I find Hakka food more sweeter than normal food.



In most places, this is happen less than you may thing.


Because the local dialect is becoming less important with the growth of modern communication and this new market economy



He is usually around the Hsiamen area and the immediate hinterlands.


You mean xiamen?



As are you. You are actually more moderate than some of the other Chinese on here which leads me to think that you are acting of your own accord, unlike others whom I believe are truly Chinese agents.


Who is it more benifical for. the taiwanese overnment to promote independence to the world or for chinas government to promote taiwan as a part of china?

China is not a isolated country like taiwan and is not backed into a corner. why would china need to hire people to persuade narrow minded western indivuals about how good a communist government is. There is a sterotype of communist countries in the western mind, largley because of the mass media they are under. They think, its communsit its bad. But have they ever met anyone that lived in a communist country except for ones that go on TV shows to bad mouth russia or vietnam or cuba.

The people that leave these countries done somethign wrong and would do anything to get asylum. theres a basic rule about communist governments. stay out of its way and it will stay out of yours

At first i fought you were a taiwanse agent but now i think your a indiviual like me.




No, just the character Tai for Taiwan. It actually means platform (like a train platform or stands at a baseball stadium.)


I asked my friend and he said someting like that, but i thought he meant island




Are you sure he was pure-blooded? There are very few pure-blooded Plains Aboroginies left. Most intermarried with Minnan people in the pre-Japanese colonial era.

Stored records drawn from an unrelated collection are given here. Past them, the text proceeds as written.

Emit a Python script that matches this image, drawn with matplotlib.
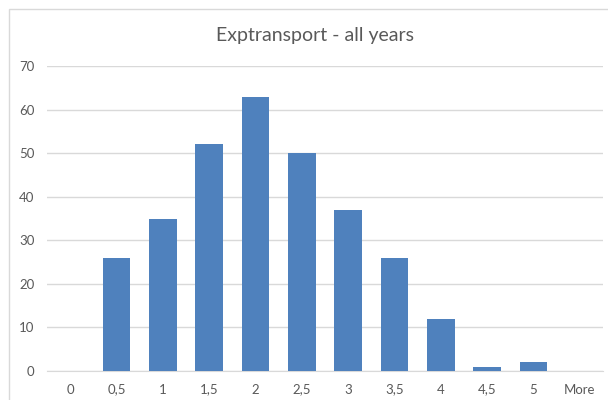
import matplotlib
matplotlib.use("Agg")
import matplotlib.pyplot as plt
from matplotlib.patches import Rectangle

plt.rcParams['font.family'] = ['Lato', 'DejaVu Sans']

bins = ['0', '0,5', '1', '1,5', '2', '2,5', '3', '3,5', '4', '4,5', '5', 'More']
counts = [0, 26, 35, 52, 63, 50, 37, 26, 12, 1, 2, 0]

fig = plt.figure(figsize=(6.08, 4.0), dpi=100)

# chart area frame, clipped on the right and bottom
fig.patches.append(Rectangle((9 / 608, -0.05), 1.2, 1 - 9 / 400 + 0.05,
                             transform=fig.transFigure, fill=False,
                             edgecolor='#d9d9d9', linewidth=1.0))

ax = fig.add_axes([47 / 608, 1 - 371 / 400, (603 - 47) / 608, (371 - 66) / 400])
x = range(len(bins))
ax.bar(x, counts, width=0.6, color='#4f81bd', zorder=3)

ax.set_ylim(0, 70)
ax.set_yticks(range(0, 71, 10))
ax.set_xlim(-0.5, len(bins) - 0.5)
ax.set_xticks(list(x))
ax.set_xticklabels(bins)
ax.grid(axis='y', color='#d9d9d9', linewidth=1.0, zorder=0)
for s in ['top', 'right', 'left']:
    ax.spines[s].set_visible(False)
ax.spines['bottom'].set_color('#d9d9d9')
ax.tick_params(length=0, labelsize=9.5, colors='#595959')
ax.tick_params(axis='x', pad=9)
ax.tick_params(axis='y', pad=9)

fig.text(0.518, 1 - 35 / 400, 'Exptransport - all years', ha='center', va='center',
         fontsize=14, color='#595959')

fig.savefig('out.png', dpi=100)
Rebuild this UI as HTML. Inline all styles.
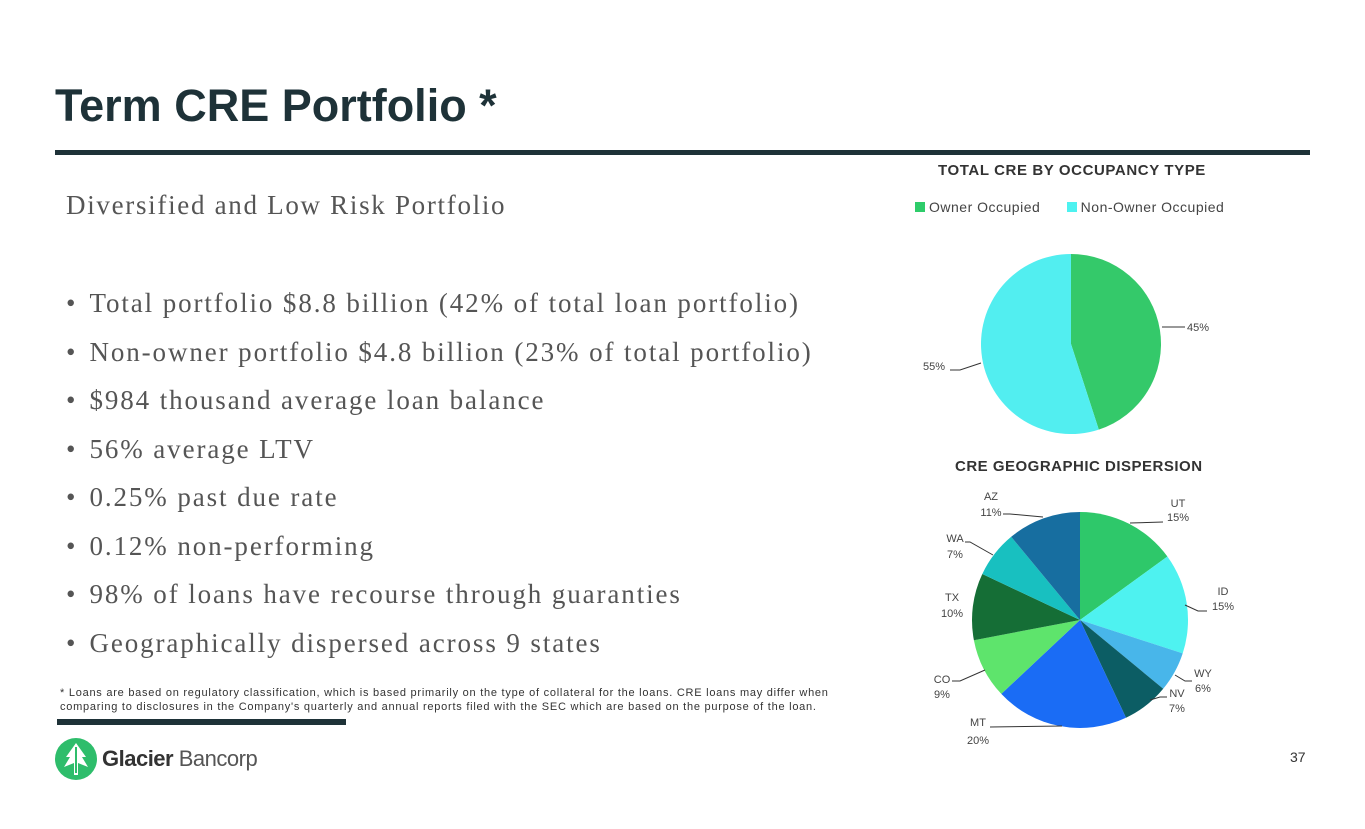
<!DOCTYPE html>
<html><head><meta charset="utf-8"><style>
body{margin:0;width:1365px;height:829px;background:#fff;position:relative;overflow:hidden;font-family:"Liberation Sans",sans-serif}
.a{position:absolute;white-space:nowrap}
h1{position:absolute;left:55px;top:80px;margin:0;font-size:45px;font-weight:bold;color:#1e3238;letter-spacing:0}
.serif{font-family:"Liberation Serif",serif;color:#555;font-size:27px;letter-spacing:1.7px}
ul{position:absolute;left:66px;top:283px;margin:0;padding:0;list-style:none}
li{font-family:"Liberation Serif",serif;color:#555;font-size:27px;height:48.5px;line-height:40px;letter-spacing:1.9px}
li:before{content:"•";margin-right:14px;letter-spacing:0}
</style></head><body>
<h1>Term CRE Portfolio *</h1>
<div class="a" style="left:55px;top:150px;width:1255px;height:5px;background:#1e3238"></div>
<div class="a serif" style="left:66px;top:190px">Diversified and Low Risk Portfolio</div>
<ul>
<li>Total portfolio $8.8 billion (42% of total loan portfolio)</li>
<li>Non-owner portfolio $4.8 billion (23% of total portfolio)</li>
<li>$984 thousand average loan balance</li>
<li>56% average LTV</li>
<li>0.25% past due rate</li>
<li>0.12% non-performing</li>
<li>98% of loans have recourse through guaranties</li>
<li>Geographically dispersed across 9 states</li>
</ul>
<div class="a" style="left:60px;top:686px;font-size:11px;color:#333;line-height:14px;letter-spacing:0.75px">* Loans are based on regulatory classification, which is based primarily on the type of collateral for the loans. CRE loans may differ when<br>comparing to disclosures in the Company's quarterly and annual reports filed with the SEC which are based on the purpose of the loan.</div>
<div class="a" style="left:57px;top:719px;width:289px;height:6px;background:#1e3238"></div>
<svg class="a" style="left:54px;top:737px" width="44" height="44" viewBox="0 0 44 44"><circle cx="22" cy="22" r="21" fill="#2ebd6b"/><path d="M22 6 L12 20 L16 20 L10 30 L20 26 L20 38 L24 38 L24 26 L34 30 L28 20 L32 20 Z" fill="#fff"/><path d="M22 10 L22 36" stroke="#2ebd6b" stroke-width="2"/></svg>
<div class="a" style="left:102px;top:746px;font-size:22px;color:#333;letter-spacing:-0.5px"><b>Glacier</b> <span style="font-weight:normal;color:#555">Bancorp</span></div>
<div class="a" style="left:1290px;top:749px;font-size:14px;color:#333">37</div>
<div class="a" style="left:938px;top:162px;font-size:15px;font-weight:bold;color:#333;letter-spacing:0.6px">TOTAL CRE BY OCCUPANCY TYPE</div>
<div class="a" style="left:915px;top:199px;font-size:14px;color:#444;letter-spacing:0.5px"><span style="display:inline-block;width:10px;height:10px;background:#2ecc6a;margin-right:4px"></span>Owner Occupied <span style="display:inline-block;width:10px;height:10px;background:#4df2f0;margin:0 4px 0 22px"></span>Non-Owner Occupied</div>
<div class="a" style="left:955px;top:458px;font-size:15px;font-weight:bold;color:#333;letter-spacing:0.5px">CRE GEOGRAPHIC DISPERSION</div>
<svg class="a" style="left:0;top:0" width="1365" height="829">
<path d="M1071 344 L1071 254 A90 90 0 0 1 1098.8 429.6 Z" fill="#34c96a"/>
<path d="M1071 344 L1098.8 429.6 A90 90 0 1 1 1071 254 Z" fill="#52eef0"/>
<path d="M1162 327 L1185 327" stroke="#333" fill="none"/>
<path d="M981 363 L960 370 L950 370" stroke="#333" fill="none"/>
<g>
<path d="M1080 620 L1080 512 A108 108 0 0 1 1167.4 556.5Z" fill="#2ec86a"/>
<path d="M1080 620 L1167.4 556.5 A108 108 0 0 1 1182.7 653.4Z" fill="#4ef2f0"/>
<path d="M1080 620 L1182.7 653.4 A108 108 0 0 1 1163.2 688.8Z" fill="#48b6ea"/>
<path d="M1080 620 L1163.2 688.8 A108 108 0 0 1 1126 717.7Z" fill="#0c5d64"/>
<path d="M1080 620 L1126 717.7 A108 108 0 0 1 1001.3 693.9Z" fill="#1a6cf5"/>
<path d="M1080 620 L1001.3 693.9 A108 108 0 0 1 973.9 640.2Z" fill="#5ee46c"/>
<path d="M1080 620 L973.9 640.2 A108 108 0 0 1 982.3 574Z" fill="#156e36"/>
<path d="M1080 620 L982.3 574 A108 108 0 0 1 1011.2 536.8Z" fill="#18c0c0"/>
<path d="M1080 620 L1011.2 536.8 A108 108 0 0 1 1080 512Z" fill="#176ea0"/>
</g>
<g stroke="#333" fill="none">
<path d="M1130 523 L1163 522"/><path d="M1185 605 L1198 611 L1207 611"/>
<path d="M1175 675 L1185 681 L1192 681"/><path d="M1150 700 L1160 697 L1167 697"/>
<path d="M1062 726 L990 727"/><path d="M985 670 L960 681 L952 681"/>
<path d="M993 555 L970 542 L965 542"/><path d="M1043 517 L1010 514 L1003 514"/>
</g>
<g font-size="11" fill="#444" font-family="Liberation Sans,sans-serif" text-anchor="middle">
<text x="1198" y="331">45%</text><text x="934" y="370">55%</text>
<text x="1178" y="507">UT</text><text x="1178" y="521">15%</text>
<text x="1223" y="595">ID</text><text x="1223" y="610">15%</text>
<text x="1203" y="677">WY</text><text x="1203" y="692">6%</text>
<text x="1177" y="697">NV</text><text x="1177" y="712">7%</text>
<text x="978" y="726">MT</text><text x="978" y="744">20%</text>
<text x="942" y="683">CO</text><text x="942" y="698">9%</text>
<text x="952" y="601">TX</text><text x="952" y="617">10%</text>
<text x="955" y="542">WA</text><text x="955" y="558">7%</text>
<text x="991" y="500">AZ</text><text x="991" y="516">11%</text>
</g>
</svg>
</body></html>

Well he said it was pure aboriginal from taiwan. A bit on the darker side though. (vietnamese looking)




Actually, if you are talking about 50% more males than femaes, that is not a small percentage at all. All island women at that time were in fact aboriginal (either plains or mountain.) Few mountain aborigines intermarried, preferring to remain as separate as possible from the Minnan colonists. It was the Plains over time who became more and more integrated with Minnan and Hakka communities.


20% out of 500,000-600,000. thats like a possible 100,000 people that could have produced aboriginal half breeds. But would 100,000 plains aboriginals just thow themselves at the invading force?

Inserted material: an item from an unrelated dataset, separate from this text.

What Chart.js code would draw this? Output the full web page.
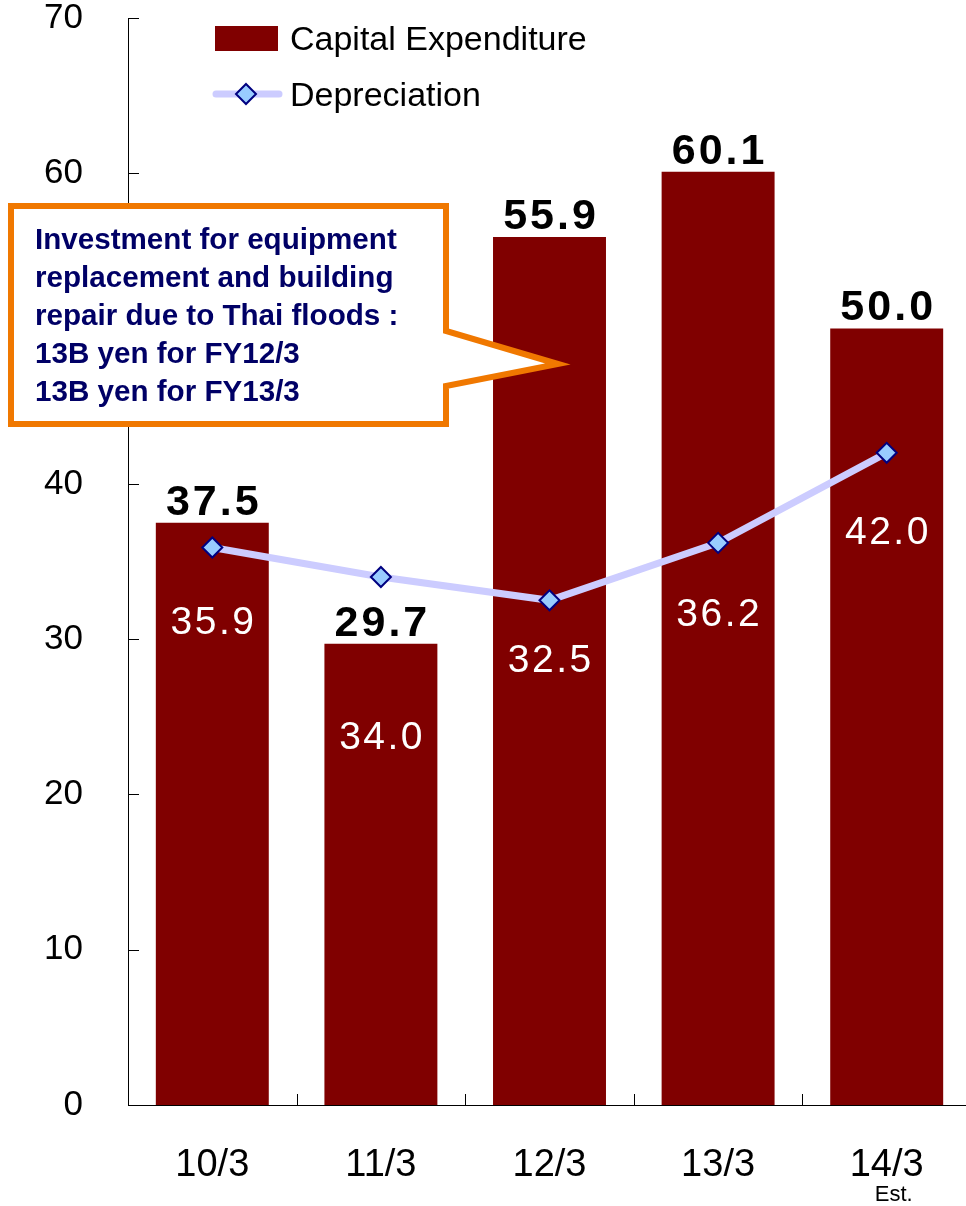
<!DOCTYPE html>
<html>
<head>
<meta charset="utf-8">
<script src="https://cdn.jsdelivr.net/npm/chart.js@4/dist/chart.umd.min.js"></script>
<style>
  html, body { margin: 0; padding: 0; background: #fff; overflow: hidden; }
  #wrap { width: 983px; height: 1206px; }
</style>
</head>
<body>
<div id="wrap"><canvas id="c" width="983" height="1206"></canvas></div>
<script>
const categories = ['10/3', '11/3', '12/3', '13/3', '14/3'];
const categoryNotes = ['', '', '', '', 'Est.'];
const capexValues = [37.5, 29.7, 55.9, 60.1, 50.0];
const depreciationValues = [35.9, 34.0, 32.5, 36.2, 42.0];
const yTicks = [0, 10, 20, 30, 40, 50, 60, 70];
const seriesNames = ['Capital Expenditure', 'Depreciation'];
const calloutLines = [
  'Investment for equipment',
  'replacement and building',
  'repair due to Thai floods :',
  '13B yen for FY12/3',
  '13B yen for FY13/3'
];

// style constants (pixel offsets of depreciation labels below their points)
const deprLabelOffset = [76, 161, 61, 72, 80];

const BAR_COLOR = '#800000';
const LINE_COLOR = '#CCCCFF';
const PT_FILL = '#99CCFF';
const PT_BORDER = '#000080';
const FONT = '"Liberation Sans", Arial, sans-serif';

const overlay = {
  id: 'overlay',
  afterDraw(chart) {
    const ctx = chart.ctx;
    const xs = chart.scales.x, ys = chart.scales.y;
    const area = chart.chartArea;
    ctx.save();
    // inward tick marks
    ctx.strokeStyle = '#000';
    ctx.lineWidth = 1;
    ctx.beginPath();
    yTicks.forEach(v => {
      const y = Math.round(ys.getPixelForValue(v)) + 0.5;
      ctx.moveTo(area.left, y); ctx.lineTo(area.left + 11, y);
    });
    for (let i = 1; i < categories.length; i++) {
      const x = Math.round((xs.getPixelForValue(i - 1) + xs.getPixelForValue(i)) / 2) + 0.5;
      ctx.moveTo(x, area.bottom); ctx.lineTo(x, area.bottom - 11);
    }
    ctx.stroke();

    // bar value labels
    const barMeta = chart.getDatasetMeta(0);
    ctx.textAlign = 'center';
    ctx.textBaseline = 'middle';
    ctx.fillStyle = '#000';
    ctx.font = 'bold 43px ' + FONT;
    ctx.letterSpacing = '3px';
    barMeta.data.forEach((el, i) => {
      ctx.fillText(capexValues[i].toFixed(1), el.x + 1.5, el.y - 20);
    });
    // depreciation labels
    const lineMeta = chart.getDatasetMeta(1);
    ctx.fillStyle = '#fff';
    ctx.font = '39px ' + FONT;
    ctx.letterSpacing = '2.5px';
    lineMeta.data.forEach((el, i) => {
      ctx.fillText(depreciationValues[i].toFixed(1), el.x + 1.2, el.y + deprLabelOffset[i]);
    });
    ctx.letterSpacing = '0px';

    // "Est." note under the last category
    ctx.fillStyle = '#000';
    ctx.font = '22px ' + FONT;
    categoryNotes.forEach((n, i) => {
      if (n) ctx.fillText(n, xs.getPixelForValue(i) + 7, 1195);
    });

    // legend
    ctx.textAlign = 'left';
    ctx.font = '34px ' + FONT;
    ctx.fillStyle = BAR_COLOR;
    ctx.fillRect(215, 26, 63, 25);
    ctx.fillStyle = '#000';
    ctx.fillText(seriesNames[0], 290, 41);
    ctx.strokeStyle = LINE_COLOR;
    ctx.lineWidth = 7;
    ctx.lineCap = 'round';
    ctx.beginPath(); ctx.moveTo(216, 94); ctx.lineTo(279, 94); ctx.stroke();
    ctx.lineCap = 'butt';
    drawDiamond(ctx, 246, 94, 10);
    ctx.fillStyle = '#000';
    ctx.fillText(seriesNames[1], 290, 97);

    // callout
    ctx.beginPath();
    ctx.moveTo(11, 206);
    ctx.lineTo(446, 206);
    ctx.lineTo(446, 331);
    ctx.lineTo(558, 364);
    ctx.lineTo(446, 386);
    ctx.lineTo(446, 424);
    ctx.lineTo(11, 424);
    ctx.closePath();
    ctx.fillStyle = '#fff';
    ctx.fill();
    ctx.strokeStyle = '#F07800';
    ctx.lineWidth = 6;
    ctx.lineJoin = 'miter';
    ctx.stroke();
    ctx.fillStyle = '#000066';
    ctx.font = 'bold 29.6px ' + FONT;
    ctx.textBaseline = 'middle';
    calloutLines.forEach((t, i) => ctx.fillText(t, 35, 241 + i * 38));
    ctx.restore();
  }
};

function drawDiamond(ctx, x, y, r) {
  ctx.beginPath();
  ctx.moveTo(x, y - r); ctx.lineTo(x + r, y); ctx.lineTo(x, y + r); ctx.lineTo(x - r, y);
  ctx.closePath();
  ctx.fillStyle = PT_FILL; ctx.fill();
  ctx.strokeStyle = PT_BORDER; ctx.lineWidth = 2; ctx.stroke();
}

new Chart(document.getElementById('c'), {
  data: {
    labels: categories,
    datasets: [
      {
        type: 'bar',
        label: seriesNames[0],
        data: capexValues,
        backgroundColor: BAR_COLOR,
        borderWidth: 0,
        barPercentage: 0.67,
        categoryPercentage: 1.0,
        order: 2
      },
      {
        type: 'line',
        label: seriesNames[1],
        data: depreciationValues,
        borderColor: LINE_COLOR,
        borderWidth: 7,
        tension: 0,
        pointStyle: 'rectRot',
        pointRadius: 10,
        pointHoverRadius: 10,
        pointBackgroundColor: PT_FILL,
        pointBorderColor: PT_BORDER,
        pointBorderWidth: 2,
        order: 1
      }
    ]
  },
  options: {
    responsive: false,
    animation: false,
    devicePixelRatio: 1,
    layout: { padding: { top: 18, right: 0, left: 0, bottom: 0 } },
    plugins: { legend: { display: false }, tooltip: { enabled: false } },
    scales: {
      x: {
        type: 'category',
        offset: true,
        grid: { display: false, drawTicks: false },
        border: { display: true, color: '#000', width: 1 },
        ticks: { color: '#000', font: { family: FONT, size: 38 }, padding: 38, maxRotation: 0 },
        afterFit(s) { s.height = 101; s.paddingLeft = 0; s.paddingRight = 0; }
      },
      y: {
        min: 0, max: 70,
        grid: { display: false, drawTicks: false },
        border: { display: true, color: '#000', width: 1 },
        ticks: { stepSize: 10, color: '#000', font: { family: FONT, size: 35 }, padding: 45 },
        afterFit(s) { s.width = 128; s.paddingTop = 0; s.paddingBottom = 0; }
      }
    }
  },
  plugins: [overlay]
});
</script>
</body>
</html>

1. The Qing Dynasty surrendered sovereignty over Taiwan in 1895 in a legally binding peace treaty.

2. Japan held de jure sovereignty over Taiwan until 1952 when the SFPT took effect. As it takes a legally ratified peace treaty to transfer territory from one state to another, this is the defining document. As Japan surrendered sovereignty but without a corresponsing transfer to China, according to the UN Charter, the Taiwanese were entitled to determine their own destiny.

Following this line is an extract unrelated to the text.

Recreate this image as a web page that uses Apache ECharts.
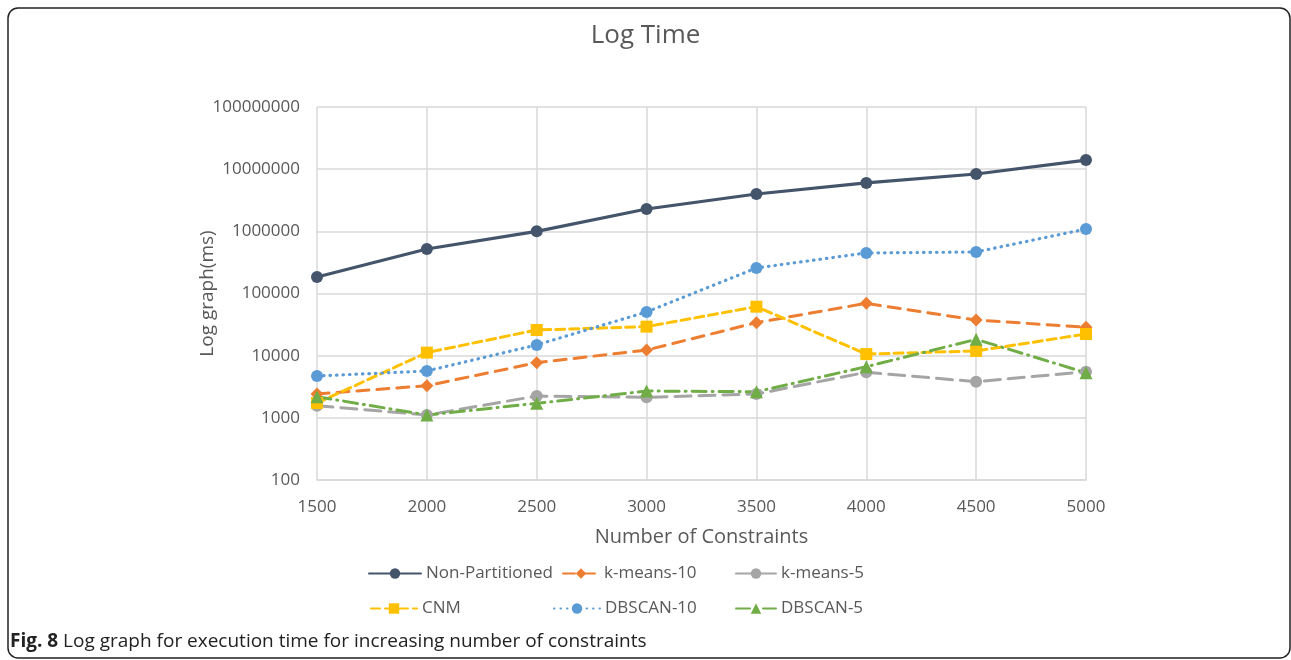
<!DOCTYPE html>
<html>
<head>
<meta charset="utf-8">
<script src="https://cdn.jsdelivr.net/npm/echarts@6/dist/echarts.min.js"></script>
<style>
html,body{margin:0;padding:0;background:#fff;}
#chart{width:1291px;height:660px;}
</style>
</head>
<body>
<div id="chart"></div>
<script>
const categories = ['1500','2000','2500','3000','3500','4000','4500','5000'];
const nonPartitioned = [184000, 520000, 1000000, 2290000, 3990000, 6000000, 8360000, 14000000];
const kmeans10 = [2420, 3290, 7710, 12300, 34000, 69500, 37500, 28600];
const kmeans5 = [1570, 1110, 2240, 2140, 2420, 5400, 3820, 5520];
const cnm = [1730, 11200, 25900, 29300, 61400, 10600, 11900, 22300];
const dbscan10 = [4710, 5680, 14900, 50500, 257000, 449000, 466000, 1090000];
const dbscan5 = [2190, 1110, 1710, 2700, 2630, 6650, 18300, 5320];
const yTicks = [100, 1000, 10000, 100000, 1000000, 10000000, 100000000];

const FONT = '"Open Sans", "Noto Sans", sans-serif';
const TXT = '#595959';

const seriesDefs = [
  {name:'Non-Partitioned', data:nonPartitioned, color:'#44546A', symbol:'circle', size:12, type:'solid', width:3.2},
  {name:'k-means-10', data:kmeans10, color:'#ED7D31', symbol:'diamond', size:13, type:[12,8], width:3},
  {name:'k-means-5', data:kmeans5, color:'#A5A5A5', symbol:'circle', size:12, type:[16,8], width:3},
  {name:'CNM', data:cnm, color:'#FFC000', symbol:'rect', size:12, type:[9,5], width:3},
  {name:'DBSCAN-10', data:dbscan10, color:'#5B9BD5', symbol:'circle', size:12, type:[0.5,6], width:3.2},
  {name:'DBSCAN-5', data:dbscan5, color:'#70AD47', symbol:'triangle', size:13, type:[14,6,1,6], width:3}
];

const legendPos = [
  {left:363, top:560, w:52},
  {left:557, top:560, w:36},
  {left:730, top:560, w:40},
  {left:365, top:595, w:46},
  {left:548, top:595, w:46},
  {left:730, top:595, w:40}
];

const chart = echarts.init(document.getElementById('chart'));
chart.setOption({
  animation:false,
  backgroundColor:'#fff',
  title:{text:'Log Time', left:'center', top:18, textStyle:{fontFamily:FONT, fontSize:26, fontWeight:'normal', color:TXT}},
  grid:{left:317, right:205, top:107, bottom:180, containLabel:false},
  legend: seriesDefs.map((s,i)=>({
    data:[s.name], left:legendPos[i].left, top:legendPos[i].top,
    itemWidth:legendPos[i].w, itemHeight:13, itemGap:0,
    textStyle:{fontFamily:FONT, fontSize:17, color:TXT}
  })),
  xAxis:{
    type:'category', data:categories, boundaryGap:false,
    name:'Number of Constraints', nameLocation:'middle', nameGap:47, nameMoveOverlap:false,
    nameTextStyle:{fontFamily:FONT, fontSize:20, color:TXT},
    axisLine:{show:true, lineStyle:{color:'#d9d9d9', width:1.5}},
    axisTick:{show:false},
    axisLabel:{fontFamily:FONT, fontSize:17, color:TXT, margin:19},
    splitLine:{show:true, lineStyle:{color:'#d9d9d9', width:1.5}}
  },
  yAxis:{
    type:'log', logBase:10, min:100, max:100000000,
    name:'Log graph(ms)', nameLocation:'middle', nameGap:100, nameMoveOverlap:false,
    nameTextStyle:{fontFamily:FONT, fontSize:19, color:TXT},
    axisLine:{show:false}, axisTick:{show:false},
    axisLabel:{fontFamily:FONT, fontSize:17, color:TXT, margin:17,
      formatter:v=>{ const r = yTicks.find(t=>Math.abs(t-v)/t<1e-6); return r!==undefined? String(r): String(Math.round(v)); }},
    splitLine:{show:true, lineStyle:{color:'#d9d9d9', width:1.5}}
  },
  series: seriesDefs.map(s=>({
    name:s.name, type:'line', data:s.data,
    symbol:s.symbol, symbolSize:s.size,
    itemStyle:{color:s.color},
    lineStyle:{color:s.color, width:s.width, type:s.type, cap:'round'}
  })),
  graphic:[
    {type:'rect', shape:{x:8, y:8, width:1282, height:650, r:10}, style:{fill:null, stroke:'#222', lineWidth:1.5}, silent:true},
    {type:'text', left:10, top:632, style:{text:'{b|Fig. 8} Log graph for execution time for increasing number of constraints',
      fontFamily:FONT, fontSize:19, fill:'#222', rich:{b:{fontWeight:'bold', fontFamily:FONT, fontSize:19, fill:'#222'}}}}
  ]
});
</script>
</body>
</html>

How can the SFPT be legal if the ROC and PRC weren't there?

in the SFPT it says

(a) Japan will recognize the full force of all treaties now or hereafter concluded by the Allied Powers for terminating the state of war initiated on 1 September 1939, as well as any other arrangements by the Allied Powers for or in connection with the restoration of peace.

www.taiwandocuments.org...

That should include the treaty with the ROC

For the purposes of the present Treaty, nationals of the Republic of China shall be deemed to include all the inhabitants and former inhabitants of Taiwan (Formosa) and Penghu (the Pescadores) and their descendents who are of the Chinese nationality in accordance with the laws and regulations which have been or may hereafter be enforced by the Republic of China in Taiwan (Formosa) and Penghu (the Pescadores); and juridical persons of the Republic of China shall be deemed to include all those registered under the laws and regulations which have been or may hereafter be enforced by the Republic of China in Taiwan (Formosa) and Penghu (the Pescadores).



What is the legal basis for terra nullius? Taiwan had a government

How many countries have to reconize the ROC taiwan claim to make it legal?